-- start DATA PROVIDED --
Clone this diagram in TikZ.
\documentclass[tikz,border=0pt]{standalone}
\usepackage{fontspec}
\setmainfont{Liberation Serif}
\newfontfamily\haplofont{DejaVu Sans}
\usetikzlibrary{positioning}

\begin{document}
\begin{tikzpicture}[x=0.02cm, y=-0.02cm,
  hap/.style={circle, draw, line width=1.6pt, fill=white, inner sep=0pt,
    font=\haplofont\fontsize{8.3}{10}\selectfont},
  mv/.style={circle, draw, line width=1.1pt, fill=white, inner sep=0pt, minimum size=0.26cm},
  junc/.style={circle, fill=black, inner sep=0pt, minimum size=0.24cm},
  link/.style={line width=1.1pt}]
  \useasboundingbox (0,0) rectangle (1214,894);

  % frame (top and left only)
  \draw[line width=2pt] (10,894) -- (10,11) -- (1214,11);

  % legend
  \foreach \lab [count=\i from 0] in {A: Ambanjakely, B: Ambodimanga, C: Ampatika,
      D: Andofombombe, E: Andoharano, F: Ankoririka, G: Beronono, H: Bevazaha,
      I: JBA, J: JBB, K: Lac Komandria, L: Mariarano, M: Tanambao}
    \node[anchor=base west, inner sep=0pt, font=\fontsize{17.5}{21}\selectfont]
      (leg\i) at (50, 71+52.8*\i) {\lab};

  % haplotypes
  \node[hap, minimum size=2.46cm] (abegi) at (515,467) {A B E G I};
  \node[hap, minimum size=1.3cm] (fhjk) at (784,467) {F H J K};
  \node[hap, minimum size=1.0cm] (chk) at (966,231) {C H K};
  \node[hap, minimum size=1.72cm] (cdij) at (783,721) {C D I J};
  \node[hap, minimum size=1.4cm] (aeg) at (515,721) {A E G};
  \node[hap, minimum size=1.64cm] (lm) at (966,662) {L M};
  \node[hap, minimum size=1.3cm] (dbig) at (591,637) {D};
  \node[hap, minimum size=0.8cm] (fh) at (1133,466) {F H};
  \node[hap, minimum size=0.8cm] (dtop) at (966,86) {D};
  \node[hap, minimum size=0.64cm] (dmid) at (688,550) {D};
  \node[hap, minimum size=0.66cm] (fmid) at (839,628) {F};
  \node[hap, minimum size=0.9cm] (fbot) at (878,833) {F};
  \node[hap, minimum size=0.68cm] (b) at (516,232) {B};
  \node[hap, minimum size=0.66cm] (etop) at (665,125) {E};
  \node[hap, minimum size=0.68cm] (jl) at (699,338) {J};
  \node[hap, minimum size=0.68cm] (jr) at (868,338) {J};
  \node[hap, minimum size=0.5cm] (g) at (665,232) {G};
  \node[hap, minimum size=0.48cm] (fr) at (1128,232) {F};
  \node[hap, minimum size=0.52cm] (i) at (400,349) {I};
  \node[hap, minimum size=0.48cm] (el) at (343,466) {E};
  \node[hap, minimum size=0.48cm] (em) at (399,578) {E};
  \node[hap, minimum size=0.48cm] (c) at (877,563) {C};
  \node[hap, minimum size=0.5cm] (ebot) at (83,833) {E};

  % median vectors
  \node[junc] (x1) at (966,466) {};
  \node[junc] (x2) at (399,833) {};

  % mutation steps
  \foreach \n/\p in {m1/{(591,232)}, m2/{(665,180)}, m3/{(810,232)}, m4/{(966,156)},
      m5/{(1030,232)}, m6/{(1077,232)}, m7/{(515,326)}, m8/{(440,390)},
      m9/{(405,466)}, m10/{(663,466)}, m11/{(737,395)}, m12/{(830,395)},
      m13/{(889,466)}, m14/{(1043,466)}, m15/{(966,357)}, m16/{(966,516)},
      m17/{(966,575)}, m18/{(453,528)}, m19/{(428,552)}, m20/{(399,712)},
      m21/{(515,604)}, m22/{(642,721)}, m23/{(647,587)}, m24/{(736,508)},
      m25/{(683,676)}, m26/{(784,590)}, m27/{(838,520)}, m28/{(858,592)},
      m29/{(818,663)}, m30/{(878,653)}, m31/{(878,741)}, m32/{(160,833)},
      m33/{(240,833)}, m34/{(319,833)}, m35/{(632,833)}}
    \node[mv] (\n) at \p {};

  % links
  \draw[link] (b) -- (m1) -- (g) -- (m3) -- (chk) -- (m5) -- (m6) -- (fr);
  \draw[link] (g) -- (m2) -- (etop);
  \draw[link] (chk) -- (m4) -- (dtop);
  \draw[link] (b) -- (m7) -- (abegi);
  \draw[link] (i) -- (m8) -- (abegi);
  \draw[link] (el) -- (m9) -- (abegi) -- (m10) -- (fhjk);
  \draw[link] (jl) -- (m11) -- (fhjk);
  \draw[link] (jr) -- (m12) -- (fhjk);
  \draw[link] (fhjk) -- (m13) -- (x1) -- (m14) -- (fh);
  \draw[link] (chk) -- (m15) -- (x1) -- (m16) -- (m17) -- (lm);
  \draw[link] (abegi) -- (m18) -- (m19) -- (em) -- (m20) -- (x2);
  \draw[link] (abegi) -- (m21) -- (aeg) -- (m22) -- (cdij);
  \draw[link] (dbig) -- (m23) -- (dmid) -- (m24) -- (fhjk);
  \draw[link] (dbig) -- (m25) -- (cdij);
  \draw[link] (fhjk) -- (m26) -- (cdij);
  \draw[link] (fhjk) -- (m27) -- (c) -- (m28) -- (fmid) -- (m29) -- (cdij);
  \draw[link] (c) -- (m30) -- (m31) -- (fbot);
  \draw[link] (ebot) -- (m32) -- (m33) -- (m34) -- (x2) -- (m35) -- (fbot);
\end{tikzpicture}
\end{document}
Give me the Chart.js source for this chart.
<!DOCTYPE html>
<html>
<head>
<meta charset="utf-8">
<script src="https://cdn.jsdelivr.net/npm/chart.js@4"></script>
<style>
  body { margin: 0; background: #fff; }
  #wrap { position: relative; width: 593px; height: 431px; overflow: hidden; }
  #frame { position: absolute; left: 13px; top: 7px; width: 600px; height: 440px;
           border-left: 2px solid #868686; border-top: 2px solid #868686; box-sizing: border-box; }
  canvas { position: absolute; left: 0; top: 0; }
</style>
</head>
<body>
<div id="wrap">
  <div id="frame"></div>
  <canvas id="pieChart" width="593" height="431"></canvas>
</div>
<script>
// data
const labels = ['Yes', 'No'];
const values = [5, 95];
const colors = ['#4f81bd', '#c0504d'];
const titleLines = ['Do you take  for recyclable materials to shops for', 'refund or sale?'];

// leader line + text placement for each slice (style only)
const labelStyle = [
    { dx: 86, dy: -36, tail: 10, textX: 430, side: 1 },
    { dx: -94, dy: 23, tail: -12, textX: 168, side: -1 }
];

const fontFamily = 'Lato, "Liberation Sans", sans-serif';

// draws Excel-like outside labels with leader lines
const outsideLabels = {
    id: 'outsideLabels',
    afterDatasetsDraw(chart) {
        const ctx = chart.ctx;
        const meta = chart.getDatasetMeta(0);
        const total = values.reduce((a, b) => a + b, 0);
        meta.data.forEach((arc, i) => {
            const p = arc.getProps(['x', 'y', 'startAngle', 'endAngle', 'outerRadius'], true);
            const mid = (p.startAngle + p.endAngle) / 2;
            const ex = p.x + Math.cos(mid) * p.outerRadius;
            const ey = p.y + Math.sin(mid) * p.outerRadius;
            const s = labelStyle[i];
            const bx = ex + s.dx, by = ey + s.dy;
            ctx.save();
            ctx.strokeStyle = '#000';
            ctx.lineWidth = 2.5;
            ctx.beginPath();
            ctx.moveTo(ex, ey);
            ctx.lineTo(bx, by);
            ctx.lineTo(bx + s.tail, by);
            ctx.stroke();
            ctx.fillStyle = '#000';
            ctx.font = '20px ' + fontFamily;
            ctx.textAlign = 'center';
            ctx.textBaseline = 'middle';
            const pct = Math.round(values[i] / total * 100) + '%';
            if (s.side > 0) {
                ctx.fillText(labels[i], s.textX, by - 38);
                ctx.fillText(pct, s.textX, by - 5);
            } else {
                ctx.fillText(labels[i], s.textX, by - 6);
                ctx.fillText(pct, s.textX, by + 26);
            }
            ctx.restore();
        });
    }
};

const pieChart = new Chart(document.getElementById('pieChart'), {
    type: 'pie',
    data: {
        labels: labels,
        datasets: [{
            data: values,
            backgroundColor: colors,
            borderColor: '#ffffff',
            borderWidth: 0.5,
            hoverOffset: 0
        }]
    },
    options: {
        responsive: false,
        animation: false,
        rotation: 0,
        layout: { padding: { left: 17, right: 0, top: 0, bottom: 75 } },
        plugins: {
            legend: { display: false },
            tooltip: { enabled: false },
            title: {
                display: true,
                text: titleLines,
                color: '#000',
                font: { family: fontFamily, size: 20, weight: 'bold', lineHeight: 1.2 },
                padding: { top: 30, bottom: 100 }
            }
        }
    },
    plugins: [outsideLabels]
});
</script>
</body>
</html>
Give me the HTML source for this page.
-- end DATA PROVIDED --
REQUIREMENTS: Using the entries above, quote each line verbatim from the first through the line that contains "(leg\i) at (50, 71+52.8*\i)".

CORRECT ANSWER:
Clone this diagram in TikZ.
\documentclass[tikz,border=0pt]{standalone}
\usepackage{fontspec}
\setmainfont{Liberation Serif}
\newfontfamily\haplofont{DejaVu Sans}
\usetikzlibrary{positioning}

\begin{document}
\begin{tikzpicture}[x=0.02cm, y=-0.02cm,
  hap/.style={circle, draw, line width=1.6pt, fill=white, inner sep=0pt,
    font=\haplofont\fontsize{8.3}{10}\selectfont},
  mv/.style={circle, draw, line width=1.1pt, fill=white, inner sep=0pt, minimum size=0.26cm},
  junc/.style={circle, fill=black, inner sep=0pt, minimum size=0.24cm},
  link/.style={line width=1.1pt}]
  \useasboundingbox (0,0) rectangle (1214,894);

  % frame (top and left only)
  \draw[line width=2pt] (10,894) -- (10,11) -- (1214,11);

  % legend
  \foreach \lab [count=\i from 0] in {A: Ambanjakely, B: Ambodimanga, C: Ampatika,
      D: Andofombombe, E: Andoharano, F: Ankoririka, G: Beronono, H: Bevazaha,
      I: JBA, J: JBB, K: Lac Komandria, L: Mariarano, M: Tanambao}
    \node[anchor=base west, inner sep=0pt, font=\fontsize{17.5}{21}\selectfont]
      (leg\i) at (50, 71+52.8*\i) {\lab};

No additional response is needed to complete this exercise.